大相撲界もリハウス(住み替えの造語)時代に突入した。4月初め、元横綱・白鵬の間垣親方や人気者の石浦、炎鵬らが所属する宮城野部屋が、東京都墨田区内の旧東関部屋に引っ越すことが明らかになった。
旧東関部屋は初の外国人関取、ハワイ出身の高見山が興した。個性を大事にする指導法で、初の外国人横綱の曙や独特のパフォーマンスで人気のあった小結・高見盛らを育てるなど一時代を築いた。
「〝力士の数が増え、使用中の建物が手狭になったため〟と師匠の宮城野親方(元幕内、竹葉山)は説明しています。宮城野親方は今年8月で定年退職し、間垣親方が継承することは周知の事実。現在、間垣親方は両国国技館に近い一等地に新部屋を建設する予定で、浅草などで敷地などを物色中。今回の旧東関部屋は、それが完成するまでの仮住まいということになります」(大相撲担当記者)
きれいな空気よりも強くなるための環境
昨年4月にも、二子山部屋が埼玉県所沢市から葛飾区柴又の前東関部屋に引っ越した。こちらは東関親方(元小結・高見盛)が部屋を閉鎖したため、空き部屋になっていた。また、7月には立浪部屋も茨城県つくばみらい市から台東区橋場の旧常盤山部屋に住み替えている。常盤山親方(元小結・隆三杉)が、板橋区前野町に新しく部屋を構えたため、空いていたのだ。
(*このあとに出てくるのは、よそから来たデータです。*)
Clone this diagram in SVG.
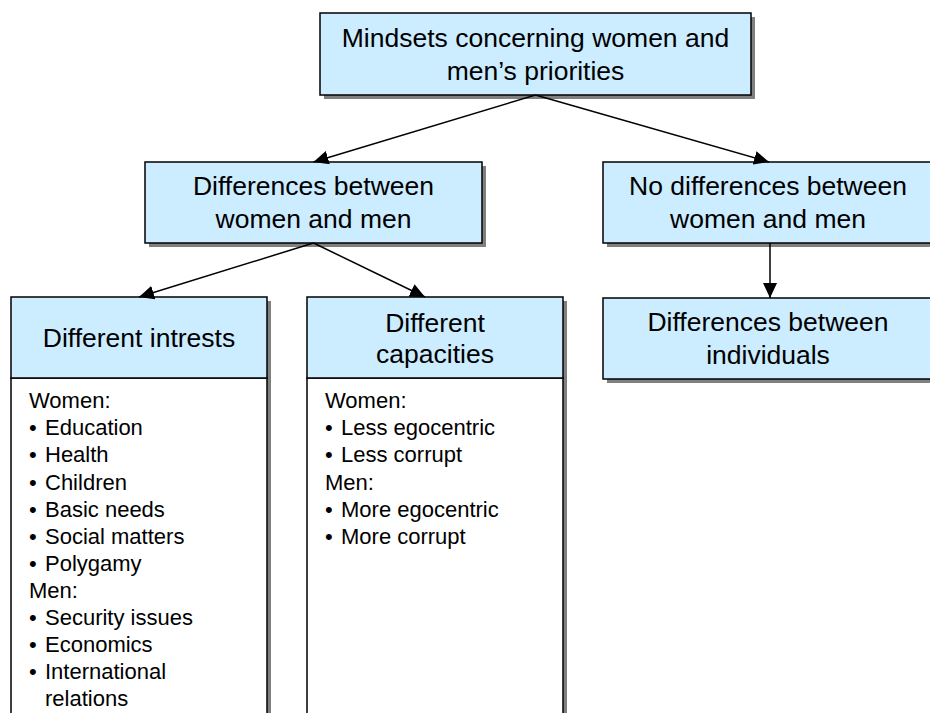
<svg xmlns="http://www.w3.org/2000/svg" width="930" height="713" viewBox="0 0 930 713">
<defs>
<marker id="arr" markerUnits="userSpaceOnUse" markerWidth="16" markerHeight="14" refX="15" refY="7" orient="auto">
<path d="M0,0 L15,7 L0,14 Z" fill="#000"/>
</marker>
</defs>
<style>
.sh{fill:#808080;stroke:none}
.hd{fill:#CCECFF;stroke:#000;stroke-width:1.5}
.bd{fill:#FFFFFF;stroke:#000;stroke-width:1.5}
.t{font-family:"Liberation Sans",Arial,sans-serif;font-size:26.5px;fill:#000;text-anchor:middle}
.b{font-family:"Liberation Sans",Arial,sans-serif;font-size:22px;fill:#000}
.c{stroke:#000;stroke-width:1.5;fill:none;marker-end:url(#arr)}
</style>
<rect width="930" height="713" fill="#fff"/>
<g id="n-top">
<rect class="sh" x="324" y="17" width="431" height="82"/>
<rect class="hd" x="320" y="13" width="431" height="82"/>
<text class="t" x="535.5" y="47">Mindsets concerning women and</text>
<text class="t" x="535.5" y="80">men’s priorities</text>
</g>
<g id="n-diff">
<rect class="sh" x="149" y="166" width="337" height="81"/>
<rect class="hd" x="145" y="162" width="337" height="81"/>
<text class="t" x="313.5" y="195">Differences between</text>
<text class="t" x="313.5" y="228">women and men</text>
</g>
<g id="n-nodiff">
<rect class="sh" x="607" y="166" width="330" height="81"/>
<rect class="hd" x="603" y="162" width="330" height="81"/>
<text class="t" x="768" y="195">No differences between</text>
<text class="t" x="768" y="228">women and men</text>
</g>
<g id="n-indiv">
<rect class="sh" x="607" y="302" width="330" height="81"/>
<rect class="hd" x="603" y="298" width="330" height="81"/>
<text class="t" x="768" y="331">Differences between</text>
<text class="t" x="768" y="364">individuals</text>
</g>
<g id="n-interests">
<rect class="sh" x="15" y="301" width="256" height="420"/>
<rect class="bd" x="11" y="378" width="256" height="340"/>
<rect class="hd" x="11" y="297" width="256" height="81"/>
<text class="t" x="139" y="347">Different intrests</text>
<text class="b" x="29" y="408">Women:</text>
<text class="b" x="29" y="435">•</text><text class="b" x="45" y="435">Education</text>
<text class="b" x="29" y="462">•</text><text class="b" x="45" y="462">Health</text>
<text class="b" x="29" y="490">•</text><text class="b" x="45" y="490">Children</text>
<text class="b" x="29" y="517">•</text><text class="b" x="45" y="517">Basic needs</text>
<text class="b" x="29" y="544">•</text><text class="b" x="45" y="544">Social matters</text>
<text class="b" x="29" y="571">•</text><text class="b" x="45" y="571">Polygamy</text>
<text class="b" x="29" y="598">Men:</text>
<text class="b" x="29" y="625">•</text><text class="b" x="45" y="625">Security issues</text>
<text class="b" x="29" y="652">•</text><text class="b" x="45" y="652">Economics</text>
<text class="b" x="29" y="679">•</text><text class="b" x="45" y="679">International</text>
<text class="b" x="45" y="706">relations</text>
</g>
<g id="n-capacities">
<rect class="sh" x="311" y="301" width="256" height="420"/>
<rect class="bd" x="307" y="378" width="256" height="340"/>
<rect class="hd" x="307" y="297" width="256" height="81"/>
<text class="t" x="435" y="332">Different</text>
<text class="t" x="435" y="363">capacities</text>
<text class="b" x="325" y="408">Women:</text>
<text class="b" x="325" y="435">•</text><text class="b" x="341" y="435">Less egocentric</text>
<text class="b" x="325" y="462">•</text><text class="b" x="341" y="462">Less corrupt</text>
<text class="b" x="325" y="490">Men:</text>
<text class="b" x="325" y="517">•</text><text class="b" x="341" y="517">More egocentric</text>
<text class="b" x="325" y="544">•</text><text class="b" x="341" y="544">More corrupt</text>
</g>
<g id="connectors">
<line class="c" x1="535.5" y1="95" x2="313.5" y2="162"/>
<line class="c" x1="535.5" y1="95" x2="769" y2="162"/>
<line class="c" x1="313.5" y1="243" x2="139" y2="297"/>
<line class="c" x1="313.5" y1="243" x2="425" y2="297"/>
<line class="c" x1="770" y1="243" x2="770" y2="298"/>
</g>
</svg>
どうして相撲部屋のリハウスが相次ぐのか。主な理由は2つ。両国国技館までのアクセスと稽古環境だ。
例えば、つくばみらい市にあった立浪部屋は、両国国技館までやって来るのに電車で片道1時間以上もかかり、体への負担は大なり小なりあった。
「現在は国技館まで車で15分です。体は楽だし、空いた時間を稽古など有効に使えますからね。まだ出稽古は禁止されていますが、まわりに相撲部屋が多いので、いろんな面で刺激を受ける。力士たちの地位がだんだん上がってくると、きれいな空気や広い敷地よりも強くなるための環境、というわけです」(日本相撲協会関係者)
5月8日から始まる夏場所(両国国技館)も、熱闘が期待できそうだ。